Se eu trabalhei com isso no passado… todo mundo já fez alguma coisa não tão certa na vida. Se a forma como eu deixei (a exploração de jogos de azar) irritou algumas pessoas, não posso fazer nada.
(Os pontos de exploração) estão abertos, não fecharam e não vão fechar. Tenho certeza que as pessoas que estão ganhando com isso não têm porque fechar. Eles já têm o bode expiatório, que sou eu. Não tenho nada contra ninguém. Só que alguém está querendo colocar na minha conta uma coisa que não é minha. Para provar está fácil: a polícia vai lá, prende e chega-se ao dono.Das 500 lojas de bicho, você divide em três partes: 90% pertencem a uma parte e 10% que dividem as outras duas.
– Quando você estava envolvido com o jogo do bicho, como era a relação com os policiais?
– Não existia. A polícia está prendendo, e o jogo do bicho está trabalhando. A cidade é pequena; é muito fácil pegar.
– Dos processos que você responde, todos são por contravenção?
– Todos.
– Quanto esses 500 pontos movimentam em Juiz de Fora?
– Devem movimentar R$ 1,5 milhão por mês, considerando que cada ponto rende entre R$ 3 mil e R$ 4 mil. Mas tem ponto que dá até R$ 20 mil por mês.
– Esse dinheiro fica aqui? Há ramificações com Rio de Janeiro ou Belo Horizonte?
– Não existe isso. O jogo em si não tem ramificação com ninguém. Você pode ter algum conhecido que mora no Rio, como você, repórter, também tem. O jogo em Juiz de Fora sempre foi daqui, e o dinheiro fica aqui. Em relação aos caça-níqueis, não existe contrabando. A máquina (placa-mãe), você compra em qualquer loja de computador.
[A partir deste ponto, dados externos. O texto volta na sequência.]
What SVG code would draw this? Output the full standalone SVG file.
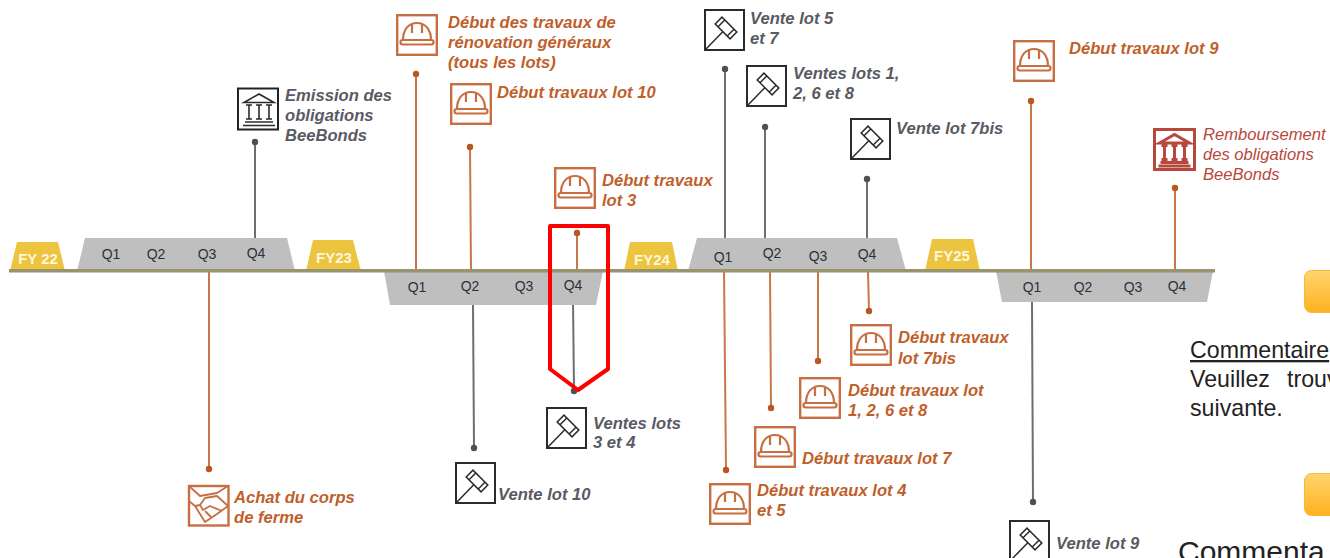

– Você acha que essas denúncias podem enfraquecer o jogo do bicho em Juiz de Fora?
– Não sei. Ele (o policial que fez as denúncias) falou de pessoas que não tem nada a ver. Eles vão investigar e chegar à conclusão de que (os denunciados) não têm nada a ver com o esquema. E aí? Vai parar aí ou continuar a investigação? Compensa continuar? Às vezes, vão continuar uma investigação e quem está querendo prejudicar o Governo de hoje pode dar um tiro no pé. Então, tem que ver até onde a polícia quer chegar. Só acho que foi injusta essa denúncia com essas pessoas, que não tenho envolvimento.